▸ **SUPPLIED DATA**:
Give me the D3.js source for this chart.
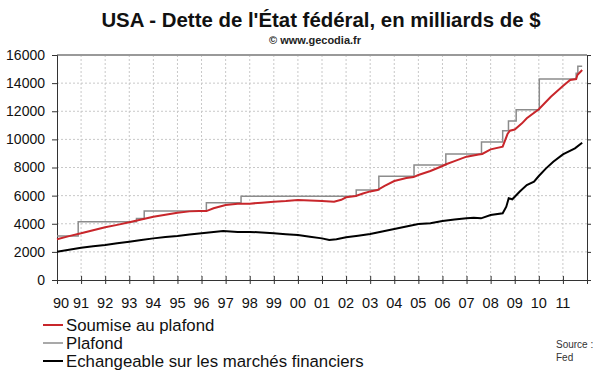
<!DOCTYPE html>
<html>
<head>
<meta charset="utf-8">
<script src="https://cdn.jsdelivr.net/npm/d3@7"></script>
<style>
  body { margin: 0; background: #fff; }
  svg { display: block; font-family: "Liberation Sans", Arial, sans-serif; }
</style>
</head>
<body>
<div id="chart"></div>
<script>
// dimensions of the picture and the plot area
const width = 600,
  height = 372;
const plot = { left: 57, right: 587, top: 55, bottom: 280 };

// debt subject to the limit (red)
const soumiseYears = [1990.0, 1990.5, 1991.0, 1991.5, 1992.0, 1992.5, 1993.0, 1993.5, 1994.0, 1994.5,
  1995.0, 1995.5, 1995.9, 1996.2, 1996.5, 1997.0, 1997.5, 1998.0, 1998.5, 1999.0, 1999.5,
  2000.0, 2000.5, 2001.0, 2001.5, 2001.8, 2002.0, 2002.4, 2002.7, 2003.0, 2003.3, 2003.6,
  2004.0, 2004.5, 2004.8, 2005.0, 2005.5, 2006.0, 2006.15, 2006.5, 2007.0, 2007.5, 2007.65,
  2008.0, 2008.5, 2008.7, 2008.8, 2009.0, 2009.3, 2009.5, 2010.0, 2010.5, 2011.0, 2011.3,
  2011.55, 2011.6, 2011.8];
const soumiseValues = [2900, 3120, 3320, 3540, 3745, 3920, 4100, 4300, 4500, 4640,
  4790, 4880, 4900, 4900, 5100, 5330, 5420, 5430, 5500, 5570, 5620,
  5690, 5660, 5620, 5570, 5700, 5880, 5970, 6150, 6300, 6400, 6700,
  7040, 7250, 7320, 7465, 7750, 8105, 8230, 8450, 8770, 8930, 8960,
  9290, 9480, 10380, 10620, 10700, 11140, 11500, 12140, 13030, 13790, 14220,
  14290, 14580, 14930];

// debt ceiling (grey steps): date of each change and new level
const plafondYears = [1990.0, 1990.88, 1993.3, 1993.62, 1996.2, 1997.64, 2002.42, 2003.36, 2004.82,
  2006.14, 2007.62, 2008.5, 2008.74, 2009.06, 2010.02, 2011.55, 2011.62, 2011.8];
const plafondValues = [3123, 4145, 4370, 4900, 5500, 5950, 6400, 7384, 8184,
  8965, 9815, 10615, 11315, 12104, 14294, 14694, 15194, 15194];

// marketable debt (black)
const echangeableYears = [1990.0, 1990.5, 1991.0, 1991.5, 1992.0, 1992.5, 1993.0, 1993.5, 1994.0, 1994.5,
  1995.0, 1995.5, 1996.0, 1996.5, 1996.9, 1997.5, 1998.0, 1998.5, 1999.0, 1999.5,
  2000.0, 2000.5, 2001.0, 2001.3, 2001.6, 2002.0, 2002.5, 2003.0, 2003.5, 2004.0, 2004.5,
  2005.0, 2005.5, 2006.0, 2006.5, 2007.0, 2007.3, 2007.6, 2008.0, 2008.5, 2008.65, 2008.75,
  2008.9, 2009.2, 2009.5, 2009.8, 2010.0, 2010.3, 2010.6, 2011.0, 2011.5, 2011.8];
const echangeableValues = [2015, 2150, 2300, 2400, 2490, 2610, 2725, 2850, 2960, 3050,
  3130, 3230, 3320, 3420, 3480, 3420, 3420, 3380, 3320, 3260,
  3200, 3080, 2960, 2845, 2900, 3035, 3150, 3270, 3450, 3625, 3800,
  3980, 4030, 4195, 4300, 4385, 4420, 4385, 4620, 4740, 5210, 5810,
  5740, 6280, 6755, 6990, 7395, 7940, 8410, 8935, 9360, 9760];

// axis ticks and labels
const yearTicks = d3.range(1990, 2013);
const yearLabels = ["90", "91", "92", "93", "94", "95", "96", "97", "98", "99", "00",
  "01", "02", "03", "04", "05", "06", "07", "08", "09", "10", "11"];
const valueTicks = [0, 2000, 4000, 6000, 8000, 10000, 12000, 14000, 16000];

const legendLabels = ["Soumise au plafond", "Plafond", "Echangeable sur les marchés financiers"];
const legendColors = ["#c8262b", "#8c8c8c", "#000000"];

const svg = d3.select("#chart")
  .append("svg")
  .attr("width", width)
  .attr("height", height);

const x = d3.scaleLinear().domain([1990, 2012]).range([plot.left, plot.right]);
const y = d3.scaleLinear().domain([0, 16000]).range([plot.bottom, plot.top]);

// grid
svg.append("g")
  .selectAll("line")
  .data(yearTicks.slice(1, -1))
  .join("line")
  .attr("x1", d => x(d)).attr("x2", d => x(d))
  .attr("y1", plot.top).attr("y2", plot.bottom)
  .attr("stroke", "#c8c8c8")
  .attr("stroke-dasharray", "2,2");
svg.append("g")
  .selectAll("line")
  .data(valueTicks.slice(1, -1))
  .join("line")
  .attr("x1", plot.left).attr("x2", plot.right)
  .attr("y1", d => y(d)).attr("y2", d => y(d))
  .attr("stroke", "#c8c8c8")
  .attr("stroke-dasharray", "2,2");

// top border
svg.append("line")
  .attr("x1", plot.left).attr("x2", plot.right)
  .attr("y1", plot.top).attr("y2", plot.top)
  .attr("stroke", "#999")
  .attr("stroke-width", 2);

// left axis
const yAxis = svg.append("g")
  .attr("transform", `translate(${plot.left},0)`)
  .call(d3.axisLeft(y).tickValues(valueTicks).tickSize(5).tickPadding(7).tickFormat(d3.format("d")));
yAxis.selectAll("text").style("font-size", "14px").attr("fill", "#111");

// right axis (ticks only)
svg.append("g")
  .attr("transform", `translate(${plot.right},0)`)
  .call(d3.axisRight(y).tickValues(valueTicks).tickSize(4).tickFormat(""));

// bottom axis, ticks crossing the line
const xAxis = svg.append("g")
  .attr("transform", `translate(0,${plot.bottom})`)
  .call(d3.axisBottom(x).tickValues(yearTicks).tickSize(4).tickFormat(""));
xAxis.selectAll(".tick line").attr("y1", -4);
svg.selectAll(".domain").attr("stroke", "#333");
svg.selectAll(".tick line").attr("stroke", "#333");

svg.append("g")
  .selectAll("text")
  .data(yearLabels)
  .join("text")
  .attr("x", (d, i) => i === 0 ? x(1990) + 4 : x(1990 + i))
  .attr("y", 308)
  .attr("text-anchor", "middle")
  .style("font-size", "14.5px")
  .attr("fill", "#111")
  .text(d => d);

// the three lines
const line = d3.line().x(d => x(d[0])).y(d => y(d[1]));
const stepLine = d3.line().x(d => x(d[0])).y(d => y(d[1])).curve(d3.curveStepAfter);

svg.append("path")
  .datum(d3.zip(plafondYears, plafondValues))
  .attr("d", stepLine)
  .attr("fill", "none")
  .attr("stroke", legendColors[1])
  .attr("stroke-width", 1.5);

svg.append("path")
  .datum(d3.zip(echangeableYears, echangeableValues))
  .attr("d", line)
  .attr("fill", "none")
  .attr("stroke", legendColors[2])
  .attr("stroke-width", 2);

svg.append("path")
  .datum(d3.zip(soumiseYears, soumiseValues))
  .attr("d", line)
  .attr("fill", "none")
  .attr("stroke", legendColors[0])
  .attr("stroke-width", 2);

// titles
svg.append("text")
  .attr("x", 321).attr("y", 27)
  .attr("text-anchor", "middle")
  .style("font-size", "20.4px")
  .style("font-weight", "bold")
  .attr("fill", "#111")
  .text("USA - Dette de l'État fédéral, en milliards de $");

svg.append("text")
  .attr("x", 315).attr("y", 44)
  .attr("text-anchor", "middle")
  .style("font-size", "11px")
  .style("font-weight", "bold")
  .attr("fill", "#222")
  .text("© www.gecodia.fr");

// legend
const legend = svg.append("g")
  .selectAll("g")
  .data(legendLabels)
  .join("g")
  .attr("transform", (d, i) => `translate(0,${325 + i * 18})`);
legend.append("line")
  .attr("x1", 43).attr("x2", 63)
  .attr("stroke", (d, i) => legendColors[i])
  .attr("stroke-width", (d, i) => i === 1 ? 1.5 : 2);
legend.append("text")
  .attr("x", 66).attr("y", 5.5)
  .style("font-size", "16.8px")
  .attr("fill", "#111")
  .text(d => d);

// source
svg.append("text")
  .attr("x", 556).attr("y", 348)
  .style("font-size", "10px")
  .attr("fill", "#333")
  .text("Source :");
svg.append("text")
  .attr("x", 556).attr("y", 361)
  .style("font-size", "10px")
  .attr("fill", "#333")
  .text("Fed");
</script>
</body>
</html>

▸ **WORK INSTRUCTIONS**:
Write out nothing but the lines from the start of the data through the line with "55, bottom: 280". Leave out the pictures.

▸ **COMPLETE ANSWER**:
Give me the D3.js source for this chart.
<!DOCTYPE html>
<html>
<head>
<meta charset="utf-8">
<script src="https://cdn.jsdelivr.net/npm/d3@7"></script>
<style>
  body { margin: 0; background: #fff; }
  svg { display: block; font-family: "Liberation Sans", Arial, sans-serif; }
</style>
</head>
<body>
<div id="chart"></div>
<script>
// dimensions of the picture and the plot area
const width = 600,
  height = 372;
const plot = { left: 57, right: 587, top: 55, bottom: 280 };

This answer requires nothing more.